Job
Write out each line beneath this one exactly as it reads.

Provided records

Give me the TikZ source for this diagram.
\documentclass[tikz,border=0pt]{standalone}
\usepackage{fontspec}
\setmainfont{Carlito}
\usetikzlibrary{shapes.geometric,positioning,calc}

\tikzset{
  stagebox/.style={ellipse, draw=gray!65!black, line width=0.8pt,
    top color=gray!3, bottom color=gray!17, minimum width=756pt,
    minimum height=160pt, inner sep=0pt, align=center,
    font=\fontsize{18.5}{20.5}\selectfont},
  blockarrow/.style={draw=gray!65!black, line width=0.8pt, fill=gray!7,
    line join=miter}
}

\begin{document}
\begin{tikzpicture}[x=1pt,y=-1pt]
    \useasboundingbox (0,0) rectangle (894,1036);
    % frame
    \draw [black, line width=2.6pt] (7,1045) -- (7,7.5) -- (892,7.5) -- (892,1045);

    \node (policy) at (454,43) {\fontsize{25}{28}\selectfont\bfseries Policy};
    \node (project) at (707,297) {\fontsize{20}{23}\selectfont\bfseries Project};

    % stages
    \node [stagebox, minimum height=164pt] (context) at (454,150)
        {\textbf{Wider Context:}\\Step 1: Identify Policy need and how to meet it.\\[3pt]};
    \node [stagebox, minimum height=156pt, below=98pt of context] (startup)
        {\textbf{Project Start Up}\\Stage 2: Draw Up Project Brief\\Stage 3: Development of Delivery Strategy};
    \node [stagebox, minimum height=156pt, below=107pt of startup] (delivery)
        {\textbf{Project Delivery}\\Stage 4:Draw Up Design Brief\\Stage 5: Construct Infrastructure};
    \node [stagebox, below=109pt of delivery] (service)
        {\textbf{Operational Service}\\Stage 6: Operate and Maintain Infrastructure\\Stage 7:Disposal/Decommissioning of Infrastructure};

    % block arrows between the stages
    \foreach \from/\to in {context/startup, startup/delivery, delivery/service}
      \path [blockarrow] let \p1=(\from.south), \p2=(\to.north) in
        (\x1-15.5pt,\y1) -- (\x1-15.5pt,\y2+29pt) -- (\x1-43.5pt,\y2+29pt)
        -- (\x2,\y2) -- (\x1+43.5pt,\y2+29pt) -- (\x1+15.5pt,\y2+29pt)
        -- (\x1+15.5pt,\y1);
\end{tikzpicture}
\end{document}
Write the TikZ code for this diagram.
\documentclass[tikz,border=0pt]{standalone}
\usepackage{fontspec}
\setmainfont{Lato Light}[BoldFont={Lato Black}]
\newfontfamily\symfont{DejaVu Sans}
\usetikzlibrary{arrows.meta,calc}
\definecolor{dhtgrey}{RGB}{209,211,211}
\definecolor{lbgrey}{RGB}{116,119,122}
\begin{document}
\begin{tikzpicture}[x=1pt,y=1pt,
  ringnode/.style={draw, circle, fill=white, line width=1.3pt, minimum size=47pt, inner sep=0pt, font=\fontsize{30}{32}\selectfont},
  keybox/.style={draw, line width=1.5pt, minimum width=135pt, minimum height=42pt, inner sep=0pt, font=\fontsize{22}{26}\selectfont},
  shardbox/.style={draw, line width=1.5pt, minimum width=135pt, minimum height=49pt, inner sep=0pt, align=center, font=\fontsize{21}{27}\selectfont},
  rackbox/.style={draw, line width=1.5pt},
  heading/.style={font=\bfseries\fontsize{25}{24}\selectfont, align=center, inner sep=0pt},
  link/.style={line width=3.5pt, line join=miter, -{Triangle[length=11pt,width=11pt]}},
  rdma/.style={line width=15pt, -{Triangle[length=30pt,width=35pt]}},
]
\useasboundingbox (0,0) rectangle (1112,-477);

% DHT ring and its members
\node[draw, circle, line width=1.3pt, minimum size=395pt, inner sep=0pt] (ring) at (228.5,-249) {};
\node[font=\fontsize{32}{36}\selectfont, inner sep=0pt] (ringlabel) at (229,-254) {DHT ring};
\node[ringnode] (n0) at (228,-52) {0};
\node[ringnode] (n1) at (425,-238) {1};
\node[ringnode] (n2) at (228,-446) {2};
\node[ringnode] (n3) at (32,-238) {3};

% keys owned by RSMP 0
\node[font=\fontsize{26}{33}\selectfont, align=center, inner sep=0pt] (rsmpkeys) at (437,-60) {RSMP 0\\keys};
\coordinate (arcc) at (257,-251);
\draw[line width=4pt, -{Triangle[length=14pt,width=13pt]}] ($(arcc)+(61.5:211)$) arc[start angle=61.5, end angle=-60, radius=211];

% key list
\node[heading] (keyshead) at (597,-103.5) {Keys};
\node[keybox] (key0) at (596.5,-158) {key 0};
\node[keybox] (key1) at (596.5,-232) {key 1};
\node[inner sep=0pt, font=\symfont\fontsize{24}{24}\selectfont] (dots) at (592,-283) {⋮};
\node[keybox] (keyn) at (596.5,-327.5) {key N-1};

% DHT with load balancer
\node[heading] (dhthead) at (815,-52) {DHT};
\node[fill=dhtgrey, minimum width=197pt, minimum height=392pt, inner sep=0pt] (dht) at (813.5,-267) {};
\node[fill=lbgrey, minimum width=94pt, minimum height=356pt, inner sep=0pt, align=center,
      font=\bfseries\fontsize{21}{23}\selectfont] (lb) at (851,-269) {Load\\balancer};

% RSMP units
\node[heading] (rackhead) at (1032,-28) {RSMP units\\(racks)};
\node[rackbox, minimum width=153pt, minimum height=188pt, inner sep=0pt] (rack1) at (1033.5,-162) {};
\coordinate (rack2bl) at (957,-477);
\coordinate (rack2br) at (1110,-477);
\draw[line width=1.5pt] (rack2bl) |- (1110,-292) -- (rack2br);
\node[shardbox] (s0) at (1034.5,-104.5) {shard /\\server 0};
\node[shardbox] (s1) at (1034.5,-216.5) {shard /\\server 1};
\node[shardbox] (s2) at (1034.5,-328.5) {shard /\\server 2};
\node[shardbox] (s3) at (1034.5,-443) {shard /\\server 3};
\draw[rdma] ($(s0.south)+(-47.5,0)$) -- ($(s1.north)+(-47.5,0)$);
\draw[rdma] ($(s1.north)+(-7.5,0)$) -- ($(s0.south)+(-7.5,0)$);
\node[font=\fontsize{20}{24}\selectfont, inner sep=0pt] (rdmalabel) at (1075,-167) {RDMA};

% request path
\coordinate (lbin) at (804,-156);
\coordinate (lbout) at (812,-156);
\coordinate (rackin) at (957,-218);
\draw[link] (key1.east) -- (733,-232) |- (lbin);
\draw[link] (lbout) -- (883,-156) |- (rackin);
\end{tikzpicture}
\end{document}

In response
Give me the TikZ source for this diagram.
\documentclass[tikz,border=0pt]{standalone}
\usepackage{fontspec}
\setmainfont{Carlito}
\usetikzlibrary{shapes.geometric,positioning,calc}

\tikzset{
  stagebox/.style={ellipse, draw=gray!65!black, line width=0.8pt,
    top color=gray!3, bottom color=gray!17, minimum width=756pt,
    minimum height=160pt, inner sep=0pt, align=center,
    font=\fontsize{18.5}{20.5}\selectfont},
  blockarrow/.style={draw=gray!65!black, line width=0.8pt, fill=gray!7,
    line join=miter}
}

\begin{document}
\begin{tikzpicture}[x=1pt,y=-1pt]
    \useasboundingbox (0,0) rectangle (894,1036);
    % frame
    \draw [black, line width=2.6pt] (7,1045) -- (7,7.5) -- (892,7.5) -- (892,1045);

    \node (policy) at (454,43) {\fontsize{25}{28}\selectfont\bfseries Policy};
    \node (project) at (707,297) {\fontsize{20}{23}\selectfont\bfseries Project};

    % stages
    \node [stagebox, minimum height=164pt] (context) at (454,150)
        {\textbf{Wider Context:}\\Step 1: Identify Policy need and how to meet it.\\[3pt]};
    \node [stagebox, minimum height=156pt, below=98pt of context] (startup)
        {\textbf{Project Start Up}\\Stage 2: Draw Up Project Brief\\Stage 3: Development of Delivery Strategy};
    \node [stagebox, minimum height=156pt, below=107pt of startup] (delivery)
        {\textbf{Project Delivery}\\Stage 4:Draw Up Design Brief\\Stage 5: Construct Infrastructure};
    \node [stagebox, below=109pt of delivery] (service)
        {\textbf{Operational Service}\\Stage 6: Operate and Maintain Infrastructure\\Stage 7:Disposal/Decommissioning of Infrastructure};

    % block arrows between the stages
    \foreach \from/\to in {context/startup, startup/delivery, delivery/service}
      \path [blockarrow] let \p1=(\from.south), \p2=(\to.north) in
        (\x1-15.5pt,\y1) -- (\x1-15.5pt,\y2+29pt) -- (\x1-43.5pt,\y2+29pt)
        -- (\x2,\y2) -- (\x1+43.5pt,\y2+29pt) -- (\x1+15.5pt,\y2+29pt)
        -- (\x1+15.5pt,\y1);
\end{tikzpicture}
\end{document}
Write the TikZ code for this diagram.
\documentclass[tikz,border=0pt]{standalone}
\usepackage{fontspec}
\setmainfont{Lato Light}[BoldFont={Lato Black}]
\newfontfamily\symfont{DejaVu Sans}
\usetikzlibrary{arrows.meta,calc}
\definecolor{dhtgrey}{RGB}{209,211,211}
\definecolor{lbgrey}{RGB}{116,119,122}
\begin{document}
\begin{tikzpicture}[x=1pt,y=1pt,
  ringnode/.style={draw, circle, fill=white, line width=1.3pt, minimum size=47pt, inner sep=0pt, font=\fontsize{30}{32}\selectfont},
  keybox/.style={draw, line width=1.5pt, minimum width=135pt, minimum height=42pt, inner sep=0pt, font=\fontsize{22}{26}\selectfont},
  shardbox/.style={draw, line width=1.5pt, minimum width=135pt, minimum height=49pt, inner sep=0pt, align=center, font=\fontsize{21}{27}\selectfont},
  rackbox/.style={draw, line width=1.5pt},
  heading/.style={font=\bfseries\fontsize{25}{24}\selectfont, align=center, inner sep=0pt},
  link/.style={line width=3.5pt, line join=miter, -{Triangle[length=11pt,width=11pt]}},
  rdma/.style={line width=15pt, -{Triangle[length=30pt,width=35pt]}},
]
\useasboundingbox (0,0) rectangle (1112,-477);

% DHT ring and its members
\node[draw, circle, line width=1.3pt, minimum size=395pt, inner sep=0pt] (ring) at (228.5,-249) {};
\node[font=\fontsize{32}{36}\selectfont, inner sep=0pt] (ringlabel) at (229,-254) {DHT ring};
\node[ringnode] (n0) at (228,-52) {0};
\node[ringnode] (n1) at (425,-238) {1};
\node[ringnode] (n2) at (228,-446) {2};
\node[ringnode] (n3) at (32,-238) {3};

% keys owned by RSMP 0
\node[font=\fontsize{26}{33}\selectfont, align=center, inner sep=0pt] (rsmpkeys) at (437,-60) {RSMP 0\\keys};
\coordinate (arcc) at (257,-251);
\draw[line width=4pt, -{Triangle[length=14pt,width=13pt]}] ($(arcc)+(61.5:211)$) arc[start angle=61.5, end angle=-60, radius=211];

% key list
\node[heading] (keyshead) at (597,-103.5) {Keys};
\node[keybox] (key0) at (596.5,-158) {key 0};
\node[keybox] (key1) at (596.5,-232) {key 1};
\node[inner sep=0pt, font=\symfont\fontsize{24}{24}\selectfont] (dots) at (592,-283) {⋮};
\node[keybox] (keyn) at (596.5,-327.5) {key N-1};

% DHT with load balancer
\node[heading] (dhthead) at (815,-52) {DHT};
\node[fill=dhtgrey, minimum width=197pt, minimum height=392pt, inner sep=0pt] (dht) at (813.5,-267) {};
\node[fill=lbgrey, minimum width=94pt, minimum height=356pt, inner sep=0pt, align=center,
      font=\bfseries\fontsize{21}{23}\selectfont] (lb) at (851,-269) {Load\\balancer};

% RSMP units
\node[heading] (rackhead) at (1032,-28) {RSMP units\\(racks)};
\node[rackbox, minimum width=153pt, minimum height=188pt, inner sep=0pt] (rack1) at (1033.5,-162) {};
\coordinate (rack2bl) at (957,-477);
\coordinate (rack2br) at (1110,-477);
\draw[line width=1.5pt] (rack2bl) |- (1110,-292) -- (rack2br);
\node[shardbox] (s0) at (1034.5,-104.5) {shard /\\server 0};
\node[shardbox] (s1) at (1034.5,-216.5) {shard /\\server 1};
\node[shardbox] (s2) at (1034.5,-328.5) {shard /\\server 2};
\node[shardbox] (s3) at (1034.5,-443) {shard /\\server 3};
\draw[rdma] ($(s0.south)+(-47.5,0)$) -- ($(s1.north)+(-47.5,0)$);
\draw[rdma] ($(s1.north)+(-7.5,0)$) -- ($(s0.south)+(-7.5,0)$);
\node[font=\fontsize{20}{24}\selectfont, inner sep=0pt] (rdmalabel) at (1075,-167) {RDMA};

% request path
\coordinate (lbin) at (804,-156);
\coordinate (lbout) at (812,-156);
\coordinate (rackin) at (957,-218);
\draw[link] (key1.east) -- (733,-232) |- (lbin);
\draw[link] (lbout) -- (883,-156) |- (rackin);
\end{tikzpicture}
\end{document}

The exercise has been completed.